--- YOUR OBJECTIVE ---
Write out the material again exactly, please, and omit the pictures.

--- DATA SEGMENT ---

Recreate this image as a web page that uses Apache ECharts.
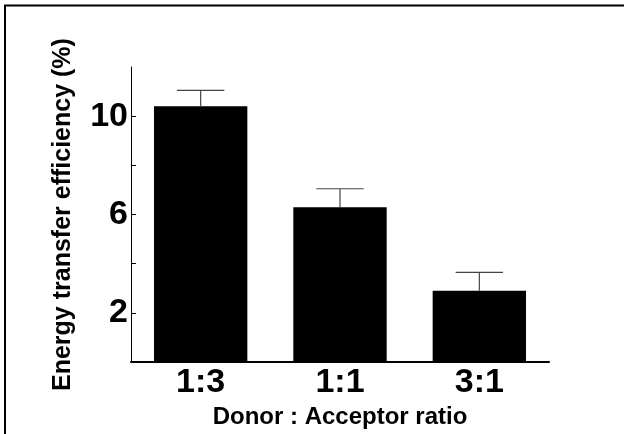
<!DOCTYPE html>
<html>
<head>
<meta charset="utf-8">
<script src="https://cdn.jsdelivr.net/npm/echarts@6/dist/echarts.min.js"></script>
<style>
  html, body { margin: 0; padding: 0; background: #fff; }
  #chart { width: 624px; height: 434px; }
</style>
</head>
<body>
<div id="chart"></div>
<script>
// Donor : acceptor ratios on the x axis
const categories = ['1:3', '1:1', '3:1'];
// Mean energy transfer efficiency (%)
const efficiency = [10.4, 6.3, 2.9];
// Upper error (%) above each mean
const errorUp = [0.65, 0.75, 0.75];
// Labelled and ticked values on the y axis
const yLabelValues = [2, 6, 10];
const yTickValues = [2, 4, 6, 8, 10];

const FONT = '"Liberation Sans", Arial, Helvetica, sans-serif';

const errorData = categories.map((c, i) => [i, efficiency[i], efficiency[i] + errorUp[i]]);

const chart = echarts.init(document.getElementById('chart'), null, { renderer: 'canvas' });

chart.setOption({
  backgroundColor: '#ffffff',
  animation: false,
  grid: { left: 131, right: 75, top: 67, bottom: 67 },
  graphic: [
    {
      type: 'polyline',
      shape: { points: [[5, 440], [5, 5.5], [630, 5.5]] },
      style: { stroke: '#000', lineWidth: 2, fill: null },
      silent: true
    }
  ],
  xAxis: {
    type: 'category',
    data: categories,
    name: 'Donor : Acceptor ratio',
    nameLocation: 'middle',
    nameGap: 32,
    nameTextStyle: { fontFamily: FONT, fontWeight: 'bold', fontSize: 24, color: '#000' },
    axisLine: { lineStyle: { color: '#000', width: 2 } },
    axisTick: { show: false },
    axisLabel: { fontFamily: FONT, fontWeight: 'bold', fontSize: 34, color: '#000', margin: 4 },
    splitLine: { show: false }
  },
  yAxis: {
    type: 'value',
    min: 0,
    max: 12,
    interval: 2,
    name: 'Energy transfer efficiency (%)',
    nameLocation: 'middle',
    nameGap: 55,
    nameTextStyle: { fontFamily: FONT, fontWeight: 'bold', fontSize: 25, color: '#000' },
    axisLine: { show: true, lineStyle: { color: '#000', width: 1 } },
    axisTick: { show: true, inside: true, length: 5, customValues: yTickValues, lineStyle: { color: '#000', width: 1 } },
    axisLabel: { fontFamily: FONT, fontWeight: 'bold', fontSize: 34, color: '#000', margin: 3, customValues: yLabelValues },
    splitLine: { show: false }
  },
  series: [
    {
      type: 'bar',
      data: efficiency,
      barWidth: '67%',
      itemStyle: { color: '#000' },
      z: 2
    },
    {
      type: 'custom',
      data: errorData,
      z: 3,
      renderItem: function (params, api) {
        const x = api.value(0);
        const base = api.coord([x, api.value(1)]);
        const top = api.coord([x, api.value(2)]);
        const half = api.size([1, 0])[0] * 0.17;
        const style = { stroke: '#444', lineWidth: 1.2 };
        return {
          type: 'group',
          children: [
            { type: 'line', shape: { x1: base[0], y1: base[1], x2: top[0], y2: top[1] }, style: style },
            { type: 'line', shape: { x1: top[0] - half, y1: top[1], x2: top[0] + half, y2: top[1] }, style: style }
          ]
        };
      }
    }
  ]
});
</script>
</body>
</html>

--- RESULT BELOW ---
Recreate this image as a web page that uses Apache ECharts.
<!DOCTYPE html>
<html>
<head>
<meta charset="utf-8">
<script src="https://cdn.jsdelivr.net/npm/echarts@6/dist/echarts.min.js"></script>
<style>
  html, body { margin: 0; padding: 0; background: #fff; }
  #chart { width: 624px; height: 434px; }
</style>
</head>
<body>
<div id="chart"></div>
<script>
// Donor : acceptor ratios on the x axis
const categories = ['1:3', '1:1', '3:1'];
// Mean energy transfer efficiency (%)
const efficiency = [10.4, 6.3, 2.9];
// Upper error (%) above each mean
const errorUp = [0.65, 0.75, 0.75];
// Labelled and ticked values on the y axis
const yLabelValues = [2, 6, 10];
const yTickValues = [2, 4, 6, 8, 10];

const FONT = '"Liberation Sans", Arial, Helvetica, sans-serif';

const errorData = categories.map((c, i) => [i, efficiency[i], efficiency[i] + errorUp[i]]);

const chart = echarts.init(document.getElementById('chart'), null, { renderer: 'canvas' });

chart.setOption({
  backgroundColor: '#ffffff',
  animation: false,
  grid: { left: 131, right: 75, top: 67, bottom: 67 },
  graphic: [
    {
      type: 'polyline',
      shape: { points: [[5, 440], [5, 5.5], [630, 5.5]] },
      style: { stroke: '#000', lineWidth: 2, fill: null },
      silent: true
    }
  ],
  xAxis: {
    type: 'category',
    data: categories,
    name: 'Donor : Acceptor ratio',
    nameLocation: 'middle',
    nameGap: 32,
    nameTextStyle: { fontFamily: FONT, fontWeight: 'bold', fontSize: 24, color: '#000' },
    axisLine: { lineStyle: { color: '#000', width: 2 } },
    axisTick: { show: false },
    axisLabel: { fontFamily: FONT, fontWeight: 'bold', fontSize: 34, color: '#000', margin: 4 },
    splitLine: { show: false }
  },
  yAxis: {
    type: 'value',
    min: 0,
    max: 12,
    interval: 2,
    name: 'Energy transfer efficiency (%)',
    nameLocation: 'middle',
    nameGap: 55,
    nameTextStyle: { fontFamily: FONT, fontWeight: 'bold', fontSize: 25, color: '#000' },
    axisLine: { show: true, lineStyle: { color: '#000', width: 1 } },
    axisTick: { show: true, inside: true, length: 5, customValues: yTickValues, lineStyle: { color: '#000', width: 1 } },
    axisLabel: { fontFamily: FONT, fontWeight: 'bold', fontSize: 34, color: '#000', margin: 3, customValues: yLabelValues },
    splitLine: { show: false }
  },
  series: [
    {
      type: 'bar',
      data: efficiency,
      barWidth: '67%',
      itemStyle: { color: '#000' },
      z: 2
    },
    {
      type: 'custom',
      data: errorData,
      z: 3,
      renderItem: function (params, api) {
        const x = api.value(0);
        const base = api.coord([x, api.value(1)]);
        const top = api.coord([x, api.value(2)]);
        const half = api.size([1, 0])[0] * 0.17;
        const style = { stroke: '#444', lineWidth: 1.2 };
        return {
          type: 'group',
          children: [
            { type: 'line', shape: { x1: base[0], y1: base[1], x2: top[0], y2: top[1] }, style: style },
            { type: 'line', shape: { x1: top[0] - half, y1: top[1], x2: top[0] + half, y2: top[1] }, style: style }
          ]
        };
      }
    }
  ]
});
</script>
</body>
</html>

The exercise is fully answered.